◆ Problem details
Drop the pictures, then extract the listing word for word.

>>>

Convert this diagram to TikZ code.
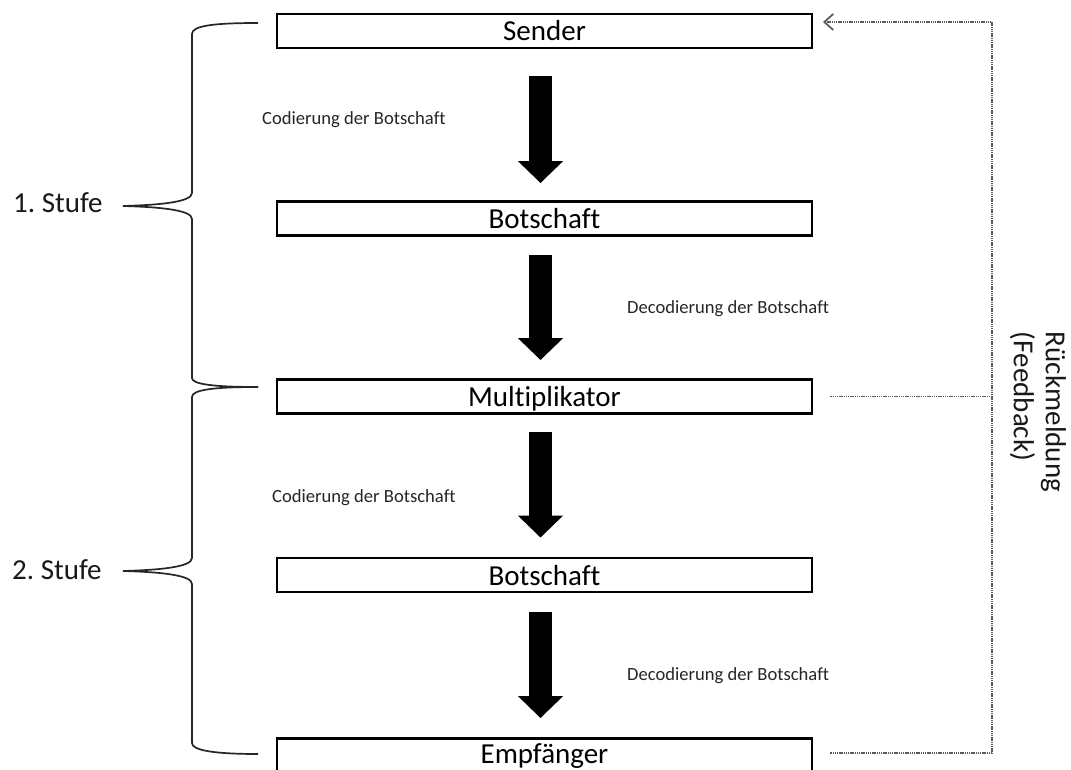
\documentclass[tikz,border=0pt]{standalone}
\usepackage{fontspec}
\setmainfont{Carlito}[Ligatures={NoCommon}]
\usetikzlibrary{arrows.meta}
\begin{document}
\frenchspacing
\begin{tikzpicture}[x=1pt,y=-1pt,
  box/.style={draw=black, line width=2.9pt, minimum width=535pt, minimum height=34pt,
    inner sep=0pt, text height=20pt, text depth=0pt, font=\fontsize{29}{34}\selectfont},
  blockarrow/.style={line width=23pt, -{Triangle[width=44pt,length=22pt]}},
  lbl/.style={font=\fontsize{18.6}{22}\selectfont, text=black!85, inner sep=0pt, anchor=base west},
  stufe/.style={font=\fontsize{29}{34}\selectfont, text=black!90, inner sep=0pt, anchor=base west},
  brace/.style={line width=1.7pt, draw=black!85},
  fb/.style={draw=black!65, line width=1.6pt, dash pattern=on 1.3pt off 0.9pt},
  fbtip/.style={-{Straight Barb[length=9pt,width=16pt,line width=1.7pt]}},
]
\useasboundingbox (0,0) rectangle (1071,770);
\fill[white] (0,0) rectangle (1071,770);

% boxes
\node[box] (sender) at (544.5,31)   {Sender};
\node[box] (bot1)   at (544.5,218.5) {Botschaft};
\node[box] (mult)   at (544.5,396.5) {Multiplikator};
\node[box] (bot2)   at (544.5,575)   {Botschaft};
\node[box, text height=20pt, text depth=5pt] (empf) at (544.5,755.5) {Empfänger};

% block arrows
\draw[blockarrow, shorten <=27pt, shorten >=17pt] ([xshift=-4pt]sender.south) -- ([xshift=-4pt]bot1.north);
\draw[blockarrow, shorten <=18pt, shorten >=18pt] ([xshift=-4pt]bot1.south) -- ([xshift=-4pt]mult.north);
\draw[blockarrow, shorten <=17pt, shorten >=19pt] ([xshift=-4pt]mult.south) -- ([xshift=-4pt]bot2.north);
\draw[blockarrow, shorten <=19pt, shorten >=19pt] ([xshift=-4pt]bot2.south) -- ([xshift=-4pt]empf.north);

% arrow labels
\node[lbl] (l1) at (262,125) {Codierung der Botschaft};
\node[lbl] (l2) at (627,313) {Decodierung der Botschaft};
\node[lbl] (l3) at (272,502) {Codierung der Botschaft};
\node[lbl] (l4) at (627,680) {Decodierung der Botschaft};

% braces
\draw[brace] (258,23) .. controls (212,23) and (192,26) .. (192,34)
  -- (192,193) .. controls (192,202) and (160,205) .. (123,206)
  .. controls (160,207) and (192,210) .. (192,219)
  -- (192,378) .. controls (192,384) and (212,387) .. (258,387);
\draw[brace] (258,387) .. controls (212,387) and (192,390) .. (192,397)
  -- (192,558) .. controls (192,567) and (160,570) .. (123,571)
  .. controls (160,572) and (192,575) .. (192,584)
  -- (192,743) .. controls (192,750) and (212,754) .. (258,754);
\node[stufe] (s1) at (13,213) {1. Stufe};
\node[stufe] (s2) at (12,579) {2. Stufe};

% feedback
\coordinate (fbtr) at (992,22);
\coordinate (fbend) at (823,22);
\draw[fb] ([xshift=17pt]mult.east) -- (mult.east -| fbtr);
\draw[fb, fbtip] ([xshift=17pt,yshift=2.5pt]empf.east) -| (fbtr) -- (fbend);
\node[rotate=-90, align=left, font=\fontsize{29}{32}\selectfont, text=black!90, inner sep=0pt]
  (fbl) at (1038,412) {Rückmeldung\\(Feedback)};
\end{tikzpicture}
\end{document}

<<<

◆ Solution for this task
Convert this diagram to TikZ code.
\documentclass[tikz,border=0pt]{standalone}
\usepackage{fontspec}
\setmainfont{Carlito}[Ligatures={NoCommon}]
\usetikzlibrary{arrows.meta}
\begin{document}
\frenchspacing
\begin{tikzpicture}[x=1pt,y=-1pt,
  box/.style={draw=black, line width=2.9pt, minimum width=535pt, minimum height=34pt,
    inner sep=0pt, text height=20pt, text depth=0pt, font=\fontsize{29}{34}\selectfont},
  blockarrow/.style={line width=23pt, -{Triangle[width=44pt,length=22pt]}},
  lbl/.style={font=\fontsize{18.6}{22}\selectfont, text=black!85, inner sep=0pt, anchor=base west},
  stufe/.style={font=\fontsize{29}{34}\selectfont, text=black!90, inner sep=0pt, anchor=base west},
  brace/.style={line width=1.7pt, draw=black!85},
  fb/.style={draw=black!65, line width=1.6pt, dash pattern=on 1.3pt off 0.9pt},
  fbtip/.style={-{Straight Barb[length=9pt,width=16pt,line width=1.7pt]}},
]
\useasboundingbox (0,0) rectangle (1071,770);
\fill[white] (0,0) rectangle (1071,770);

% boxes
\node[box] (sender) at (544.5,31)   {Sender};
\node[box] (bot1)   at (544.5,218.5) {Botschaft};
\node[box] (mult)   at (544.5,396.5) {Multiplikator};
\node[box] (bot2)   at (544.5,575)   {Botschaft};
\node[box, text height=20pt, text depth=5pt] (empf) at (544.5,755.5) {Empfänger};

% block arrows
\draw[blockarrow, shorten <=27pt, shorten >=17pt] ([xshift=-4pt]sender.south) -- ([xshift=-4pt]bot1.north);
\draw[blockarrow, shorten <=18pt, shorten >=18pt] ([xshift=-4pt]bot1.south) -- ([xshift=-4pt]mult.north);
\draw[blockarrow, shorten <=17pt, shorten >=19pt] ([xshift=-4pt]mult.south) -- ([xshift=-4pt]bot2.north);
\draw[blockarrow, shorten <=19pt, shorten >=19pt] ([xshift=-4pt]bot2.south) -- ([xshift=-4pt]empf.north);

% arrow labels
\node[lbl] (l1) at (262,125) {Codierung der Botschaft};
\node[lbl] (l2) at (627,313) {Decodierung der Botschaft};
\node[lbl] (l3) at (272,502) {Codierung der Botschaft};
\node[lbl] (l4) at (627,680) {Decodierung der Botschaft};

% braces
\draw[brace] (258,23) .. controls (212,23) and (192,26) .. (192,34)
  -- (192,193) .. controls (192,202) and (160,205) .. (123,206)
  .. controls (160,207) and (192,210) .. (192,219)
  -- (192,378) .. controls (192,384) and (212,387) .. (258,387);
\draw[brace] (258,387) .. controls (212,387) and (192,390) .. (192,397)
  -- (192,558) .. controls (192,567) and (160,570) .. (123,571)
  .. controls (160,572) and (192,575) .. (192,584)
  -- (192,743) .. controls (192,750) and (212,754) .. (258,754);
\node[stufe] (s1) at (13,213) {1. Stufe};
\node[stufe] (s2) at (12,579) {2. Stufe};

% feedback
\coordinate (fbtr) at (992,22);
\coordinate (fbend) at (823,22);
\draw[fb] ([xshift=17pt]mult.east) -- (mult.east -| fbtr);
\draw[fb, fbtip] ([xshift=17pt,yshift=2.5pt]empf.east) -| (fbtr) -- (fbend);
\node[rotate=-90, align=left, font=\fontsize{29}{32}\selectfont, text=black!90, inner sep=0pt]
  (fbl) at (1038,412) {Rückmeldung\\(Feedback)};
\end{tikzpicture}
\end{document}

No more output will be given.